---- STORED RECORDS

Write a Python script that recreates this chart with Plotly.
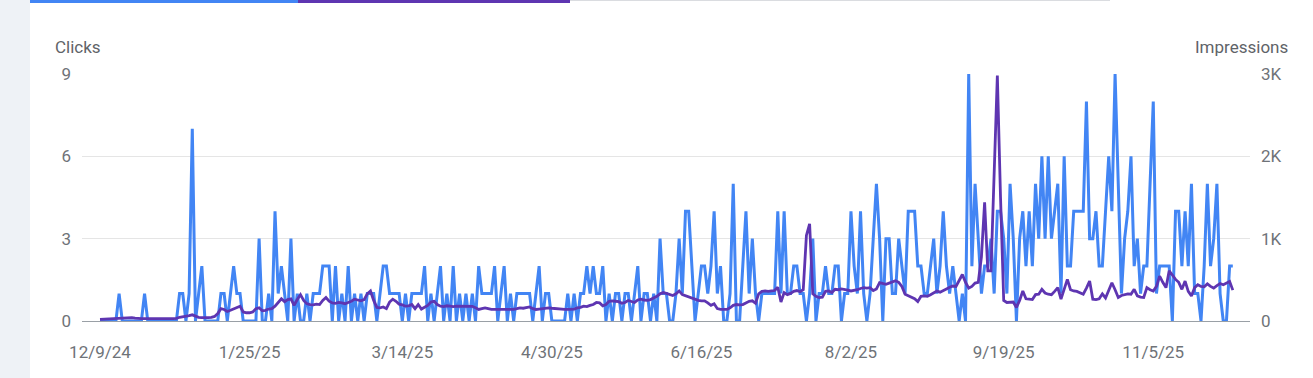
import pandas as pd
import plotly.graph_objects as go

start_date = "2024-12-09"

clicks = [
    0, 0, 0, 0, 0, 0, 1, 0, 0, 0,
    0, 0, 0, 0, 1, 0, 0, 0, 0, 0,
    0, 0, 0, 0, 0, 1, 1, 0, 1, 7,
    0, 1, 2, 0, 0, 0, 0, 0, 1, 1,
    0, 1, 2, 1, 1, 0, 0, 0, 0, 0,
    3, 0, 0, 1, 0, 4, 1, 2, 1, 0,
    3, 0, 1, 0, 0, 1, 0, 1, 1, 1,
    2, 2, 2, 0, 2, 0, 1, 0, 2, 0,
    1, 0, 1, 0, 1, 1, 1, 0, 1, 2,
    2, 1, 1, 1, 1, 0, 1, 0, 1, 1,
    1, 1, 2, 0, 1, 0, 1, 2, 0, 1,
    0, 2, 0, 1, 0, 1, 0, 1, 0, 2,
    1, 1, 1, 1, 2, 0, 1, 2, 0, 1,
    0, 1, 1, 1, 1, 1, 0, 1, 2, 0,
    1, 1, 0, 0, 0, 0, 0, 1, 0, 1,
    0, 1, 1, 2, 1, 2, 1, 1, 2, 0,
    1, 0, 1, 1, 0, 1, 1, 0, 1, 2,
    0, 1, 1, 0, 1, 0, 3, 1, 1, 0,
    0, 1, 3, 1, 4, 4, 2, 0, 1, 2,
    2, 1, 2, 4, 1, 2, 0, 0, 1, 5,
    0, 0, 2, 4, 1, 3, 1, 0, 1, 1,
    1, 1, 1, 4, 1, 4, 1, 1, 2, 2,
    1, 1, 0, 1, 3, 0, 1, 1, 2, 1,
    1, 2, 2, 0, 1, 1, 4, 2, 1, 4,
    1, 0, 1, 3, 5, 3, 0, 3, 3, 1,
    1, 3, 2, 1, 4, 4, 4, 2, 2, 1,
    1, 2, 3, 1, 2, 4, 2, 1, 2, 1,
    0, 1, 0, 9, 2, 5, 3, 1, 2, 2,
    3, 1, 4, 4, 3, 1, 5, 3, 0, 3,
    4, 2, 4, 2, 5, 3, 6, 3, 6, 3,
    4, 5, 1, 6, 2, 2, 4, 4, 4, 4,
    8, 3, 3, 4, 2, 2, 4, 6, 4, 9,
    5, 1, 3, 4, 6, 2, 3, 1, 2, 2,
    5, 8, 1, 2, 2, 2, 2, 0, 4, 4,
    2, 4, 2, 5, 1, 1, 0, 2, 5, 2,
    3, 5, 1, 0, 0, 2, 2,
]

impressions = [
    20, 22, 25, 25, 28, 30, 35, 32, 35, 38,
    42, 35, 30, 28, 30, 28, 26, 28, 25, 28,
    30, 26, 28, 30, 32, 45, 50, 55, 65, 75,
    60, 45, 40, 38, 40, 45, 55, 90, 150, 140,
    115, 130, 145, 165, 180, 110, 100, 100, 110, 150,
    160, 125, 130, 145, 150, 180, 230, 270, 235, 260,
    270, 190, 260, 320, 250, 210, 200, 195, 205, 200,
    250, 285, 240, 220, 215, 225, 220, 210, 225, 240,
    265, 255, 245, 260, 330, 365, 250, 165, 160, 170,
    150, 230, 265, 240, 205, 195, 180, 185, 200, 150,
    200, 145, 170, 190, 230, 240, 200, 180, 175, 185,
    180, 175, 180, 178, 182, 180, 175, 178, 160, 140,
    150, 160, 150, 140, 140, 140, 145, 140, 138, 140,
    142, 150, 160, 155, 165, 170, 150, 140, 145, 150,
    160, 160, 155, 150, 145, 140, 140, 142, 140, 145,
    160, 165, 180, 175, 190, 200, 225, 220, 185, 200,
    240, 245, 240, 235, 215, 225, 250, 235, 225, 255,
    265, 255, 250, 260, 280, 300, 330, 345, 335, 320,
    310, 330, 365, 320, 305, 290, 275, 260, 250, 245,
    245, 220, 190, 210, 150, 140, 140, 140, 160, 190,
    200, 195, 200, 220, 240, 245, 215, 330, 360, 365,
    360, 365, 370, 410, 230, 345, 320, 335, 360, 370,
    355, 380, 1040, 1180, 330, 300, 285, 290, 360, 365,
    345, 385, 380, 390, 385, 375, 365, 370, 380, 395,
    405, 400, 405, 370, 390, 465, 455, 445, 460, 478,
    490, 470, 420, 325, 305, 285, 270, 235, 300, 305,
    300, 320, 345, 365, 350, 375, 390, 410, 425, 420,
    490, 565, 470, 400, 420, 460, 470, 780, 1440, 610,
    610, 1800, 2980, 1500, 250, 225, 225, 230, 165, 250,
    365, 270, 265, 260, 320, 325, 385, 340, 325, 320,
    360, 405, 265, 380, 505, 380, 365, 360, 345, 325,
    400, 485, 265, 260, 270, 330, 280, 380, 465, 380,
    285, 310, 320, 330, 325, 385, 305, 290, 285, 405,
    380, 365, 420, 545, 470, 405, 610, 560, 505, 470,
    385, 485, 360, 305, 405, 440, 420, 415, 450, 420,
    400, 430, 455, 440, 460, 480, 375,
]

x_tick_dates = ["2024-12-09", "2025-01-25", "2025-03-14", "2025-04-30",
                "2025-06-16", "2025-08-02", "2025-09-19", "2025-11-05"]
x_tick_labels = ["12/9/24", "1/25/25", "3/14/25", "4/30/25",
                 "6/16/25", "8/2/25", "9/19/25", "11/5/25"]
clicks_ticks = [0, 3, 6, 9]
impr_ticks = [0, 1000, 2000, 3000]
impr_tick_labels = ["0", "1K", "2K", "3K"]

dates = pd.date_range(start_date, periods=len(clicks), freq="D")

W, H = 1313, 378
L, R, T, B = 82, 63, 74, 57
pw = W - L - R
ph = H - T - B

def px_x(p):
    return (p - L) / pw

def px_y(p):
    return (H - B - p) / ph

x0 = pd.Timestamp(start_date) - pd.Timedelta(days=5.66)
x1 = pd.Timestamp(start_date) + pd.Timedelta(days=361.4)

FONT = "Roboto, Arial, sans-serif"
TICK_COLOR = "#6f7378"
TITLE_COLOR = "#5f6368"

fig = go.Figure()
fig.add_trace(go.Scatter(
    x=dates, y=clicks, mode="lines", name="Clicks",
    line=dict(color="#4285f4", width=3), yaxis="y", cliponaxis=False,
))
fig.add_trace(go.Scatter(
    x=dates, y=impressions, mode="lines", name="Impressions",
    line=dict(color="#5e35b1", width=2.8), yaxis="y2", cliponaxis=False,
))

shapes = [
    dict(type="rect", xref="paper", yref="paper", x0=px_x(0), x1=px_x(30),
         y0=px_y(H), y1=px_y(0), fillcolor="#eef2f6", line=dict(width=0), layer="below"),
    dict(type="rect", xref="paper", yref="paper", x0=px_x(30), x1=px_x(298),
         y0=px_y(3), y1=px_y(0), fillcolor="#4285f4", line=dict(width=0)),
    dict(type="rect", xref="paper", yref="paper", x0=px_x(298), x1=px_x(570),
         y0=px_y(3), y1=px_y(0), fillcolor="#5e35b1", line=dict(width=0)),
    dict(type="rect", xref="paper", yref="paper", x0=px_x(570), x1=px_x(1110),
         y0=px_y(1), y1=px_y(0), fillcolor="#dadce0", line=dict(width=0)),
]

annotations = [
    dict(text="Clicks", xref="paper", yref="paper", x=px_x(53), y=px_y(47),
         xanchor="left", yanchor="middle", showarrow=False,
         font=dict(family=FONT, size=17, color=TITLE_COLOR)),
    dict(text="Impressions", xref="paper", yref="paper", x=px_x(1290), y=px_y(47),
         xanchor="right", yanchor="middle", showarrow=False,
         font=dict(family=FONT, size=17, color=TITLE_COLOR)),
]

fig.update_layout(
    width=W, height=H,
    margin=dict(l=L, r=R, t=T, b=B, pad=0),
    paper_bgcolor="white", plot_bgcolor="white",
    showlegend=False,
    font=dict(family=FONT, size=17, color=TICK_COLOR),
    shapes=shapes, annotations=annotations,
    hovermode=False,
    xaxis=dict(
        type="date", range=[x0, x1],
        tickvals=pd.to_datetime(x_tick_dates), ticktext=x_tick_labels,
        showgrid=False, zeroline=False,
        showline=True, linecolor="#9aa0a6", linewidth=1,
        ticks="", ticklabelstandoff=16,
        tickfont=dict(family=FONT, size=17, color=TICK_COLOR),
    ),
    yaxis=dict(
        range=[0, 9], tickvals=clicks_ticks,
        showgrid=True, gridcolor="#e5e5e5", gridwidth=1,
        zeroline=False, showline=False, ticks="", ticklabelstandoff=10,
        tickfont=dict(family=FONT, size=17, color=TICK_COLOR),
    ),
    yaxis2=dict(
        range=[0, 3000], tickvals=impr_ticks, ticktext=impr_tick_labels,
        overlaying="y", side="right", showgrid=False, zeroline=False,
        showline=False, ticks="", ticklabelstandoff=10,
        tickfont=dict(family=FONT, size=17, color=TICK_COLOR),
    ),
)

fig.write_html("out.html", config={"displayModeBar": False},
               post_script="document.body.style.margin='0';document.body.style.overflow='hidden';")
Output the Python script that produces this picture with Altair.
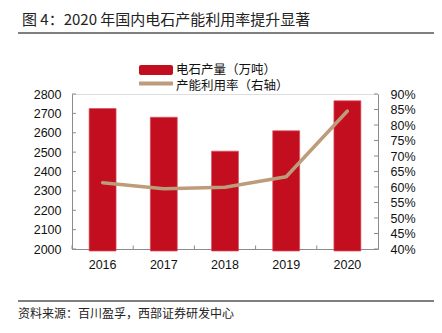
import altair as alt
import pandas as pd

years = ["2016", "2017", "2018", "2019", "2020"]
output = [2725, 2680, 2505, 2610, 2765]          # 电石产量（万吨）
util = [61.4, 59.4, 59.9, 63.3, 84.5]            # 产能利用率（%）
left_ticks = [2000, 2100, 2200, 2300, 2400, 2500, 2600, 2700, 2800]
right_ticks = [40, 45, 50, 55, 60, 65, 70, 75, 80, 85, 90]

title_text = "图 4：2020 年国内电石产能利用率提升显著"
source_text = "资料来源：百川盈孚，西部证券研发中心"
legend_bar = "电石产量（万吨）"
legend_line = "产能利用率（右轴）"

W, H = 306, 155
RED = "#C20E1F"
TAN = "#BC9C7A"
AXC = "#8c8c8c"
CJK = "Noto Sans CJK SC"
NUM = "Liberation Sans"

df = pd.DataFrame({"year": years, "output": output, "util": util})
lt = pd.DataFrame({"v": left_ticks})
rt = pd.DataFrame({"v": right_ticks})
yt = pd.DataFrame({"year": years})

xscale = alt.Scale(domain=years, paddingInner=0, paddingOuter=0)
xaxis = alt.Axis(title=None, ticks=False, domainColor=AXC, labelFont=NUM,
                 labelFontSize=12.5, labelColor="#111", labelPadding=9,
                 labelAngle=0, grid=False)

lscale = alt.Scale(domain=[2000, 2800], nice=False, zero=False)
laxis = alt.Axis(title=None, ticks=False, domainColor=AXC, labelFont=NUM,
                 labelFontSize=12.5, labelColor="#111", labelPadding=11,
                 values=left_ticks, grid=False, orient="left", format="d")
rscale = alt.Scale(domain=[40, 90], nice=False, zero=False)
raxis = alt.Axis(title=None, ticks=False, domainColor=AXC, labelFont=NUM,
                 labelFontSize=12.5, labelColor="#111", labelPadding=12,
                 values=right_ticks, grid=False, orient="right",
                 labelExpr="datum.value + '%'")

bars = alt.Chart(df).mark_bar(
    width=alt.RelativeBandSize(0.44), color=RED, stroke="#D8515C", strokeWidth=0.7
).encode(
    x=alt.X("year:N", scale=xscale, axis=xaxis),
    y=alt.Y("output:Q", scale=lscale, axis=laxis, stack=None),
    y2=alt.value(H + 2),
)
lticks = alt.Chart(lt).mark_rule(color=AXC, strokeWidth=1).encode(
    y=alt.Y("v:Q", scale=lscale, axis=laxis),
    x=alt.value(0), x2=alt.value(4),
)
left_group = alt.layer(bars, lticks)

line = alt.Chart(df).mark_line(color=TAN, strokeWidth=3.5, strokeCap="round",
                               strokeJoin="round").encode(
    x=alt.X("year:N", scale=xscale, axis=xaxis),
    y=alt.Y("util:Q", scale=rscale, axis=raxis),
)
rticks = alt.Chart(rt).mark_rule(color=AXC, strokeWidth=1).encode(
    y=alt.Y("v:Q", scale=rscale, axis=raxis),
    x=alt.value(W), x2=alt.value(W - 4),
)
right_group = alt.layer(line, rticks)

xticks = alt.Chart(yt).mark_rule(color=AXC, strokeWidth=1).encode(
    x=alt.X("year:N", scale=xscale, axis=xaxis, bandPosition=0),
    y=alt.value(H), y2=alt.value(H - 3.5),
)

one = alt.Data(values=[{"a": 1}])
leg_rect = alt.Chart(one).mark_rect(color=RED, cornerRadius=2).encode(
    x=alt.value(67), x2=alt.value(101), y=alt.value(-29), y2=alt.value(-19))
leg_line = alt.Chart(one).mark_rule(color=TAN, strokeWidth=4).encode(
    x=alt.value(67), x2=alt.value(101), y=alt.value(-10.5))
leg_t1 = alt.Chart(one).mark_text(text=legend_bar, font=CJK, fontSize=12.5,
                                  align="left", baseline="middle", color="#111").encode(
    x=alt.value(104), y=alt.value(-24.5))
leg_t2 = alt.Chart(one).mark_text(text=legend_line, font=CJK, fontSize=12.5,
                                  align="left", baseline="middle", color="#111").encode(
    x=alt.value(104), y=alt.value(-8.5))

title = alt.Chart(one).mark_text(text=title_text, font=CJK, fontSize=15,
                                 align="left", baseline="middle", color="#222").encode(
    x=alt.value(-50), y=alt.value(-74))
top_rule = alt.Chart(one).mark_rule(color="#555", strokeWidth=1.3).encode(
    x=alt.value(-54), x2=alt.value(362), y=alt.value(-61))
bot_rule = alt.Chart(one).mark_rule(color="#555", strokeWidth=1.3).encode(
    x=alt.value(-54), x2=alt.value(362), y=alt.value(207))
source = alt.Chart(one).mark_text(text=source_text, font=CJK, fontSize=12,
                                  align="left", baseline="middle", color="#222").encode(
    x=alt.value(-54), y=alt.value(220))

chart = alt.layer(
    left_group, right_group, xticks,
    leg_rect, leg_line, leg_t1, leg_t2,
    title, top_rule, bot_rule, source,
).resolve_scale(y="independent").properties(
    width=W, height=H,
    autosize=alt.AutoSizeParams(type="none"),
    padding={"left": 72, "top": 94, "right": 442 - 72 - W, "bottom": 333 - 94 - H},
).configure_view(stroke=None).configure(background="white")

chart.save("out.html", embed_options={"renderer": "svg", "actions": False})
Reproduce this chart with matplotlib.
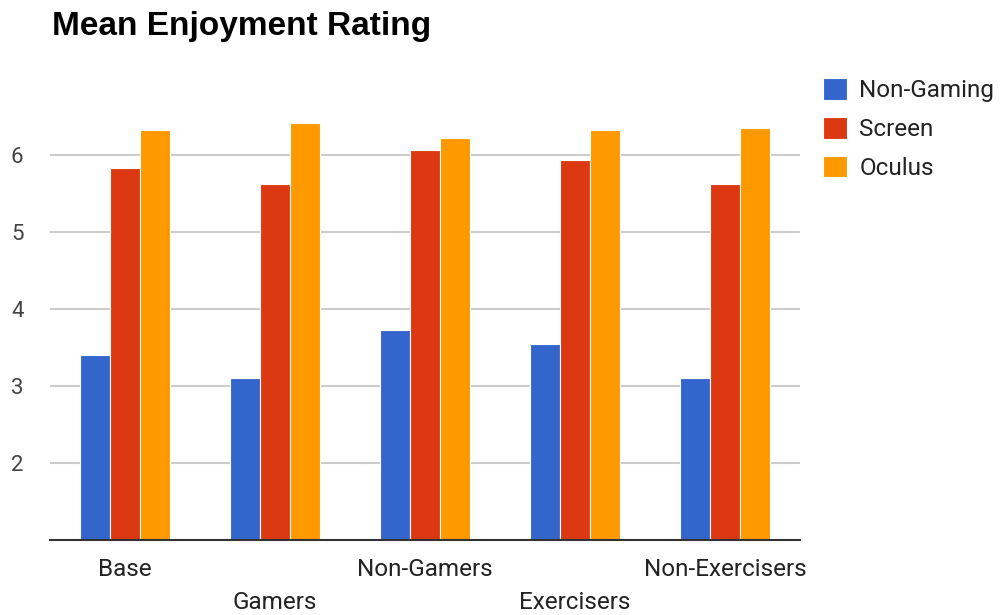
import numpy as np
import matplotlib
matplotlib.use("Agg")
import matplotlib.pyplot as plt

# Data
categories = ["Base", "Gamers", "Non-Gamers", "Exercisers", "Non-Exercisers"]
series_names = ["Non-Gaming", "Screen", "Oculus"]
non_gaming = [3.40, 3.11, 3.73, 3.54, 3.11]
screen = [5.83, 5.62, 6.06, 5.94, 5.62]
oculus = [6.32, 6.41, 6.22, 6.32, 6.35]
y_ticks = [2, 3, 4, 5, 6]

colors = ["#3366cc", "#dc3912", "#ff9900"]

plt.rcParams["font.family"] = ["Roboto", "DejaVu Sans"]

fig = plt.figure(figsize=(10, 6.15), dpi=100)
ax = fig.add_axes([50 / 1000, 75 / 615, 750 / 1000, 450 / 615])

x = np.arange(len(categories))
width = 0.2
for i, (vals, name) in enumerate(zip([non_gaming, screen, oculus], series_names)):
    ax.bar(x + (i - 1) * 0.203, np.array(vals) - 1, width=width, bottom=1,
           color=colors[i], edgecolor="white", linewidth=0.8, label=name, zorder=3)

ax.set_xlim(-0.5, len(categories) - 0.5)
ax.set_ylim(1, 1 + 450 / 77)

# Gridlines and baseline
ax.set_yticks(y_ticks)
ax.yaxis.grid(True, color="#cccccc", linewidth=1.5, zorder=0)
ax.tick_params(axis="y", length=0, pad=19, labelsize=16, labelcolor="#444444")
for s in ["top", "right", "left"]:
    ax.spines[s].set_visible(False)
ax.spines["bottom"].set_color("#333333")
ax.spines["bottom"].set_linewidth(1.5)
ax.spines["bottom"].set_zorder(4)

# Staggered category labels
ax.set_xticks(x[::2])
ax.set_xticklabels(categories[::2])
ax.set_xticks(x[1::2], minor=True)
ax.set_xticklabels(categories[1::2], minor=True)
ax.tick_params(axis="x", which="major", length=0, pad=13, labelsize=17.5, labelcolor="#222222")
ax.tick_params(axis="x", which="minor", length=0, pad=37, labelsize=17.5, labelcolor="#222222")

# Title
fig.text(52 / 1000, 1 - 35 / 615, "Mean Enjoyment Rating", fontsize=24, fontweight="bold",
         family=["Liberation Sans", "DejaVu Sans"], color="#000000", va="baseline")

# Legend
leg = fig.legend(loc="upper left", bbox_to_anchor=(823 / 1000, 1 - 78 / 615),
                 frameon=False, fontsize=17.5, handlelength=1.0, handleheight=1.0,
                 handletextpad=0.5, labelspacing=0.6, borderpad=0, borderaxespad=0)
for t in leg.get_texts():
    t.set_color("#222222")

plt.savefig("out.png", dpi=100)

--------

• _WRITTEN TASK_
Nothing but the lines from the one containing "Reproduce this chart with matplotlib." through the one containing "ax = fig.add_axes([50" should be echoed, each exactly as it stands; pictures are excluded.

• _FINAL RESULT_
Reproduce this chart with matplotlib.
import numpy as np
import matplotlib
matplotlib.use("Agg")
import matplotlib.pyplot as plt

# Data
categories = ["Base", "Gamers", "Non-Gamers", "Exercisers", "Non-Exercisers"]
series_names = ["Non-Gaming", "Screen", "Oculus"]
non_gaming = [3.40, 3.11, 3.73, 3.54, 3.11]
screen = [5.83, 5.62, 6.06, 5.94, 5.62]
oculus = [6.32, 6.41, 6.22, 6.32, 6.35]
y_ticks = [2, 3, 4, 5, 6]

colors = ["#3366cc", "#dc3912", "#ff9900"]

plt.rcParams["font.family"] = ["Roboto", "DejaVu Sans"]

fig = plt.figure(figsize=(10, 6.15), dpi=100)
ax = fig.add_axes([50 / 1000, 75 / 615, 750 / 1000, 450 / 615])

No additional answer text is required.